The price performance during this period is also unique. Bitcoin remained more than 20% down during the gap between the breakdown and the retest, whereas in 2014 and 2022, the asset actually saw positive returns during similar windows. This lack of a “fake out” rally has kept retail FOMO at bay, preventing a secondary bubble from forming that could then be popped. This stability contrasts with the sharp correction risks often cited by more bearish analysts earlier this year.
Drained speculative energy and spot volume collapse
Speculative energy appears to be at a standstill. Spot trading volumes plummeted 59% week-over-week in early May 2026, suggesting that both buyers and sellers are waiting for a new catalyst. This lull in activity often characterizes the bottoming process, as “weak hands” have already exited the market. According to the official K33 Research platform, buying during periods of “Extreme Fear” historically delivers modest 90-day returns of 2.4%, compared to the 95% gains seen when buying during periods of greed.
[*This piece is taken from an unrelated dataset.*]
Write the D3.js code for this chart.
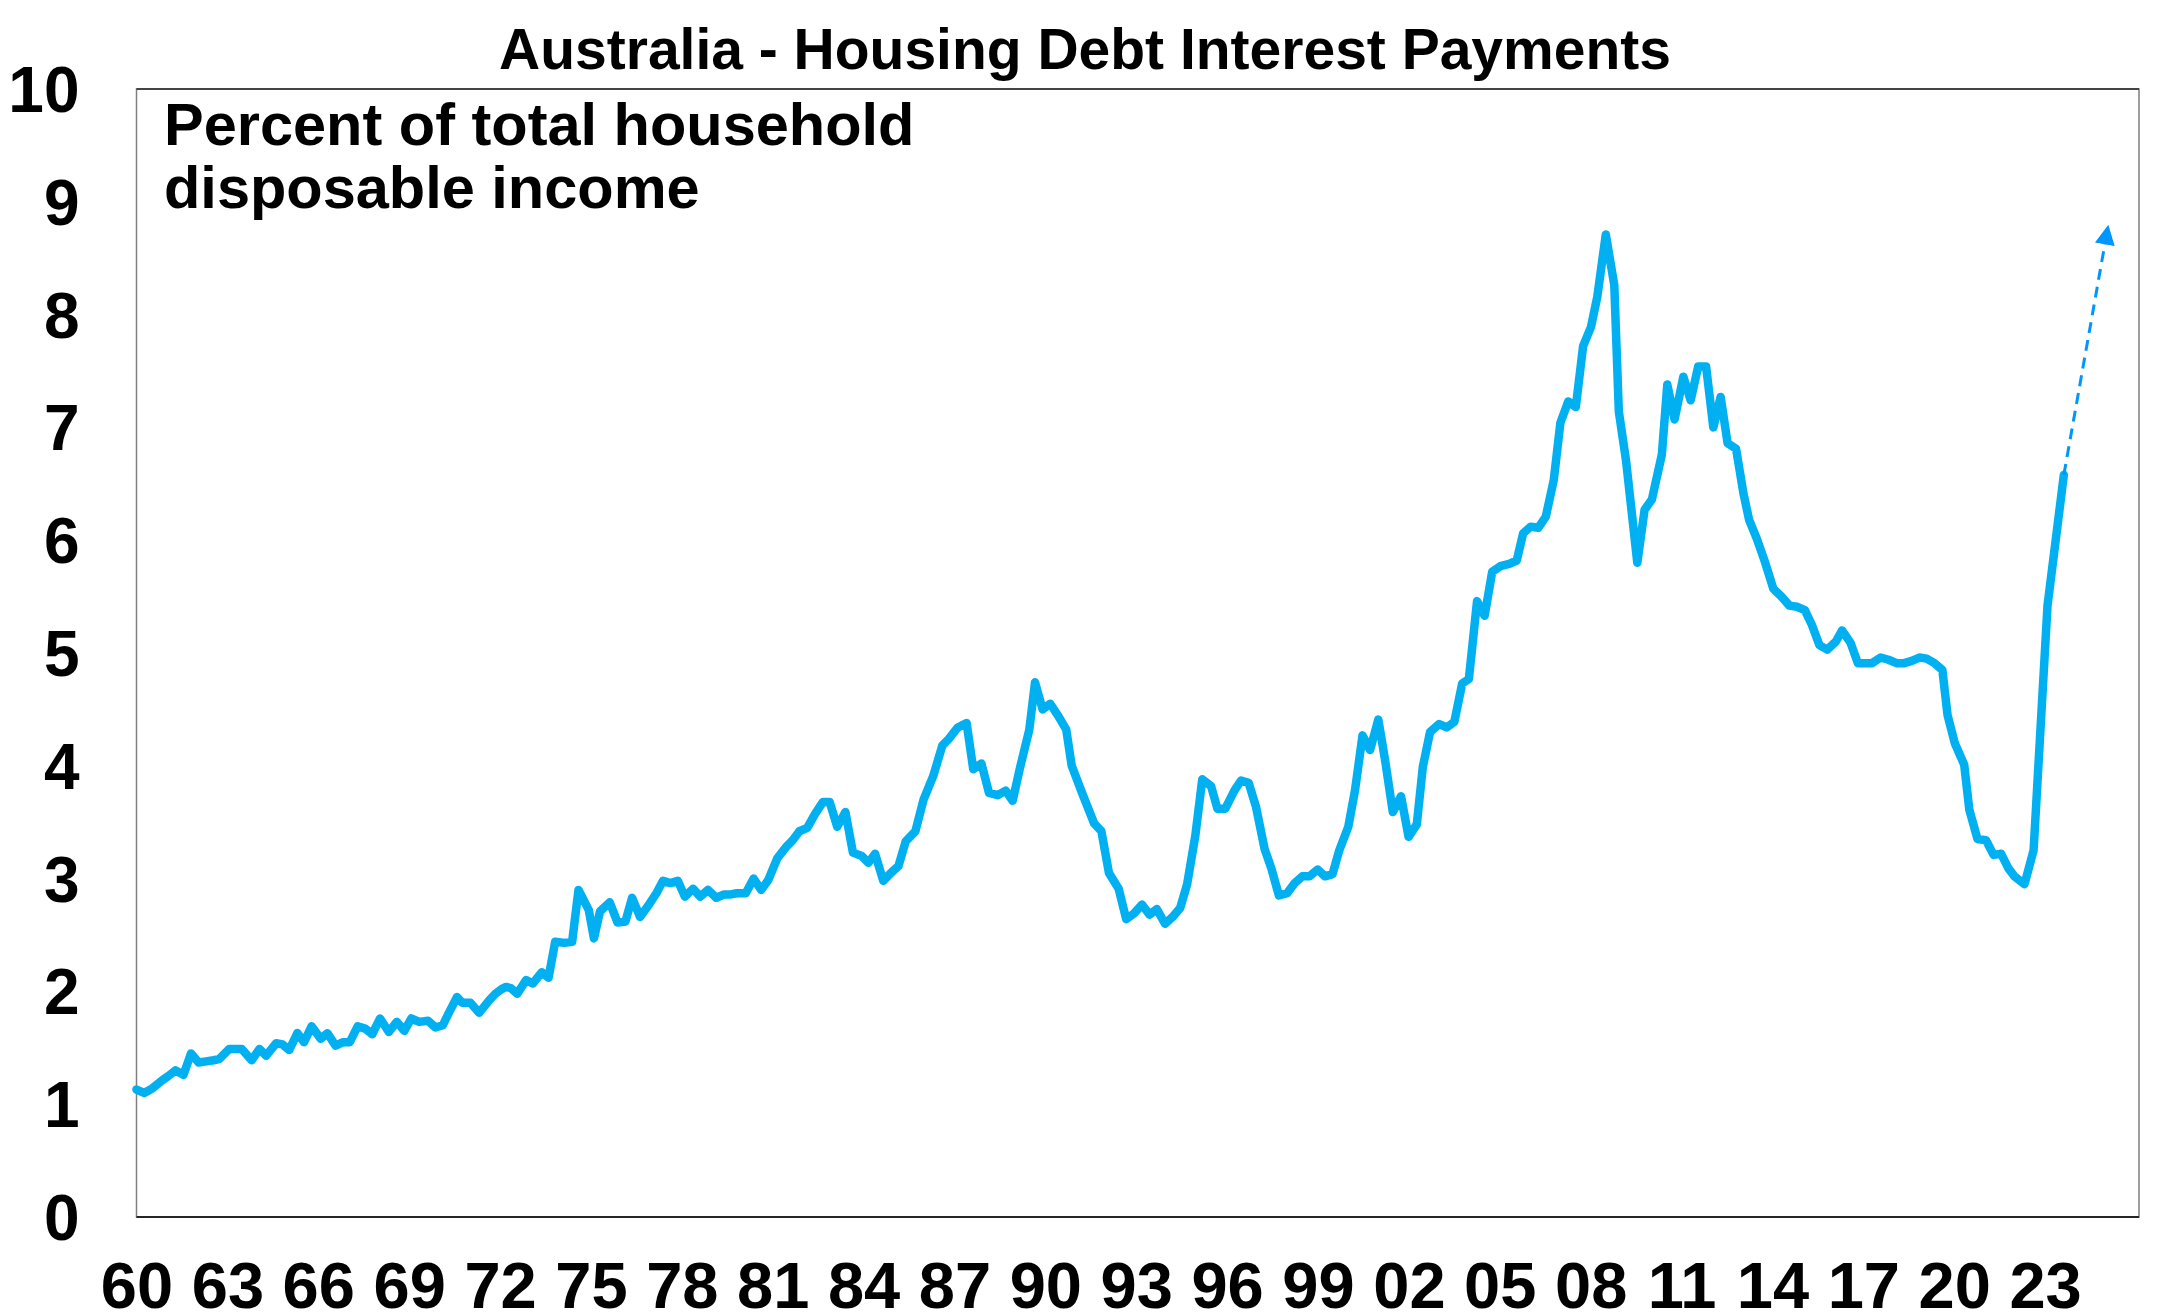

This suggests that while the $60,000 bottom may hold, a rapid return to the six-figure heights of late 2025 is not guaranteed. The market may be entering a lengthy period of sideways movement. This “market cooling” effect is also being felt in other sectors, as Ether enters a rare accumulation phase alongside Bitcoin.
Looking ahead, the K33 base case remains that the 52% decline from October’s high to February’s low constitutes the full extent of the drawdown. Unlike previous cycles that saw 80% or 90% drops, the institutional involvement and the less aggressive nature of the 2025 bull run have created a shallower, more manageable bear market. For now, all eyes remain on the $60,000 level; as long as it isn’t breached, the “different cycle” thesis remains intact.